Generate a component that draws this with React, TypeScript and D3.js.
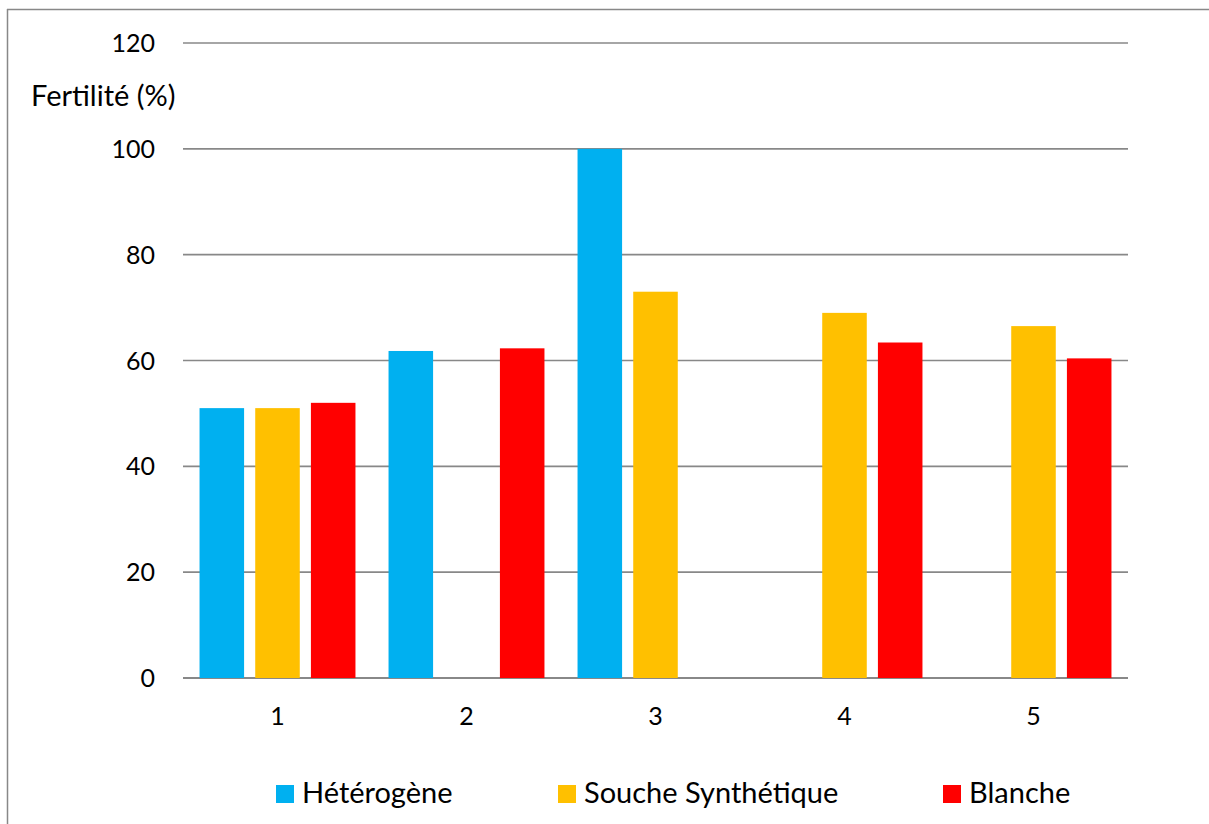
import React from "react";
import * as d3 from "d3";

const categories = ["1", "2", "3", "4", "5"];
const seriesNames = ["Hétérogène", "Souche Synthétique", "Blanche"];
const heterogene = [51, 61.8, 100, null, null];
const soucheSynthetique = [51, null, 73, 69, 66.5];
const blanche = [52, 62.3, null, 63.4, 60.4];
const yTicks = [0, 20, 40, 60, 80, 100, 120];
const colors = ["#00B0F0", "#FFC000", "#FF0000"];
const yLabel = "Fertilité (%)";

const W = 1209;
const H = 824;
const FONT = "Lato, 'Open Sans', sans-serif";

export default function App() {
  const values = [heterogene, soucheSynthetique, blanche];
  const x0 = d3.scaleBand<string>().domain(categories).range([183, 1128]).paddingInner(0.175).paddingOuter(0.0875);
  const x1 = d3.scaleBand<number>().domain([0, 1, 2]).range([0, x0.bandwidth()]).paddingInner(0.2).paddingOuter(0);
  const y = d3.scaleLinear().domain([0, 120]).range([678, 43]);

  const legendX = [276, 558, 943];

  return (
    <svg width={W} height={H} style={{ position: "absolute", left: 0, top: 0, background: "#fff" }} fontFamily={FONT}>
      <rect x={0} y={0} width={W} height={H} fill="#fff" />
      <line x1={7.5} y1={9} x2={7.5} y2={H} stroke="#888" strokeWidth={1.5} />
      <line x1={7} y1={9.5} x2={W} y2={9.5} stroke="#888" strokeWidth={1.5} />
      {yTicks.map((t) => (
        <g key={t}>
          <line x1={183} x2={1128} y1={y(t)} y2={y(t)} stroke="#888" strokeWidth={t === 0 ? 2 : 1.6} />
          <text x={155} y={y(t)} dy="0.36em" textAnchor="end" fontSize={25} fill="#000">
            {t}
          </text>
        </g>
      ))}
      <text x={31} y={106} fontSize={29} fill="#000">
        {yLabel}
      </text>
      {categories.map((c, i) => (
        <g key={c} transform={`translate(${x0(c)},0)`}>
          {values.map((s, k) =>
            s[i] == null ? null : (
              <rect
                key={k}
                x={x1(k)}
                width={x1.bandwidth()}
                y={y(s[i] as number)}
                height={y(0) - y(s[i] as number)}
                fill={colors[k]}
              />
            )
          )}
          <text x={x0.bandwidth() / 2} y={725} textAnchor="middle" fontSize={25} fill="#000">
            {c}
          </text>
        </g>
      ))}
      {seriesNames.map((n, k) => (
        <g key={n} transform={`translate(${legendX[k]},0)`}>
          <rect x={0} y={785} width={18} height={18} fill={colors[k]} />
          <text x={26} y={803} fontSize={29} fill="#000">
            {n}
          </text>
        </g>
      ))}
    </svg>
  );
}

##############################

#### [GOAL OF THE EXERCISE]
Repeat the material above in full and exactly, apart from the pictures.

#### [RESULT]
Generate a component that draws this with React, TypeScript and D3.js.
import React from "react";
import * as d3 from "d3";

const categories = ["1", "2", "3", "4", "5"];
const seriesNames = ["Hétérogène", "Souche Synthétique", "Blanche"];
const heterogene = [51, 61.8, 100, null, null];
const soucheSynthetique = [51, null, 73, 69, 66.5];
const blanche = [52, 62.3, null, 63.4, 60.4];
const yTicks = [0, 20, 40, 60, 80, 100, 120];
const colors = ["#00B0F0", "#FFC000", "#FF0000"];
const yLabel = "Fertilité (%)";

const W = 1209;
const H = 824;
const FONT = "Lato, 'Open Sans', sans-serif";

export default function App() {
  const values = [heterogene, soucheSynthetique, blanche];
  const x0 = d3.scaleBand<string>().domain(categories).range([183, 1128]).paddingInner(0.175).paddingOuter(0.0875);
  const x1 = d3.scaleBand<number>().domain([0, 1, 2]).range([0, x0.bandwidth()]).paddingInner(0.2).paddingOuter(0);
  const y = d3.scaleLinear().domain([0, 120]).range([678, 43]);

  const legendX = [276, 558, 943];

  return (
    <svg width={W} height={H} style={{ position: "absolute", left: 0, top: 0, background: "#fff" }} fontFamily={FONT}>
      <rect x={0} y={0} width={W} height={H} fill="#fff" />
      <line x1={7.5} y1={9} x2={7.5} y2={H} stroke="#888" strokeWidth={1.5} />
      <line x1={7} y1={9.5} x2={W} y2={9.5} stroke="#888" strokeWidth={1.5} />
      {yTicks.map((t) => (
        <g key={t}>
          <line x1={183} x2={1128} y1={y(t)} y2={y(t)} stroke="#888" strokeWidth={t === 0 ? 2 : 1.6} />
          <text x={155} y={y(t)} dy="0.36em" textAnchor="end" fontSize={25} fill="#000">
            {t}
          </text>
        </g>
      ))}
      <text x={31} y={106} fontSize={29} fill="#000">
        {yLabel}
      </text>
      {categories.map((c, i) => (
        <g key={c} transform={`translate(${x0(c)},0)`}>
          {values.map((s, k) =>
            s[i] == null ? null : (
              <rect
                key={k}
                x={x1(k)}
                width={x1.bandwidth()}
                y={y(s[i] as number)}
                height={y(0) - y(s[i] as number)}
                fill={colors[k]}
              />
            )
          )}
          <text x={x0.bandwidth() / 2} y={725} textAnchor="middle" fontSize={25} fill="#000">
            {c}
          </text>
        </g>
      ))}
      {seriesNames.map((n, k) => (
        <g key={n} transform={`translate(${legendX[k]},0)`}>
          <rect x={0} y={785} width={18} height={18} fill={colors[k]} />
          <text x={26} y={803} fontSize={29} fill="#000">
            {n}
          </text>
        </g>
      ))}
    </svg>
  );
}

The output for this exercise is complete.